Cook v. Mills

Bigelow, C. J.

The demand which the defendant filed in set-off seems to come within the provisions of the statute of set-off Gen. Sts. c. 130, §§ 1-4. It belonged to him in his own right before the commencement of the present action. It was then a debt due, for which he might have commenced a suit against the plaintiff, in his own name. It seems also to be a claim which falls within the terms of the technical definition of a set-off — a debt for which an action might be maintained by the defendant against the plaintiff; that is, a debt for a certain specific pecuniary amount, and recoverable in an action ex contractu. It is in a strict sense a “ cross ” debt or demand due to the defendant, unconnected with the plaintiff’s claim, so that it could not be shown in payment or reduction of the amount due thereon at common law. Nor is there any want of mutuality in the debts due to the respective parties. They are owing absolutely from the one to the other, and each constituted a valid and specific claim for a definite and fixed sum when the suit was commenced. As the main purpose of the statute of set-off was to allow a defendant to establish his debt against the plaintiff without resorting to a separate action, and thus to avoid multiplicity of suits, it seems to us that the case at bar is one which comes clearly within the equity as well as the letter of the statute. Chit. Con. (7th Amer. ed.) 840. Babington on Set-off, 3. Cornforth v. Rivett, 2 M. & S. 510. Eland v. Karr, 1 East, 375. Hankey v. Smith, 3 T. R. 507. Nor are we able to see that any wrong or injustice is done to the plaintiff, in permitting the defendant to set up the note of which he is the indorsee in answer to the plaintiff’s claim. All matters of defence to the note are open to him in like manner as if an action had been brought upon it. Gen. Sts. c. 130, § 17. Nor can he complain that his note has passed into the hands of an indorsee without notice to him. Having made his promise negotiable, he is legally liable to any bona fide holder and actual indorsee. If he suffers any hardship in the matter of costs, which practically must be very slight, it is one of the incidents resulting *38"from the nature of the contract into which he voluntarily entered. And this he can always avoid by taking care to pay his promissory notes which are overdue, before commencing an action on demands due to himself.

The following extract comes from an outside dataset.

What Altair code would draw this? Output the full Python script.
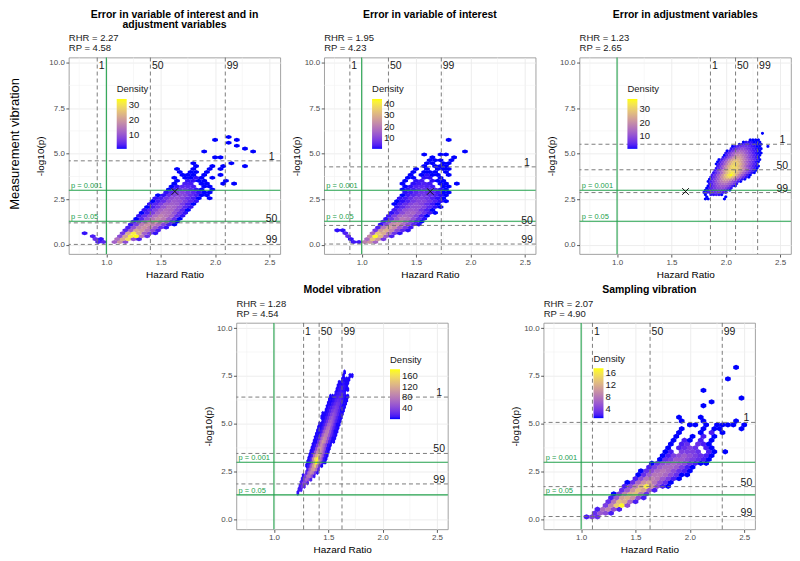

It was urged that the defendant could not support his set-off, because the plaintiff had received no notice that the note filed by the defendant had been indorsed to him before the commencement of this action. This argument is founded on the clause contained in the fifth section of the statute of set-off, relating to demands which have been assigned to a defendant. But this provision was not intended to apply to negotiable paper, but only to demands in which the assignee takes merely an equitable interest, and where the legal title and the right of action still remain in the assignor. This is manifest from the language of the statute, which expressly limits the operation of the section to demands which were “ not originally payable to the defendant.” This is not applicable to promissory notes, because, being made payable to a payee or his order, or bearer, they are originally payable to any person who becomes the legal holder of the contract. Such has been the interpretation which has uniformly been given to this provision of the statute of set-off. Baxter v. Little, 6, Met. 7, 10. Ranger v. Cary, 1 Met. 375. Commonwealth v. Phœnix Bank, 11 Met. 129, 136.

Exceptions sustained.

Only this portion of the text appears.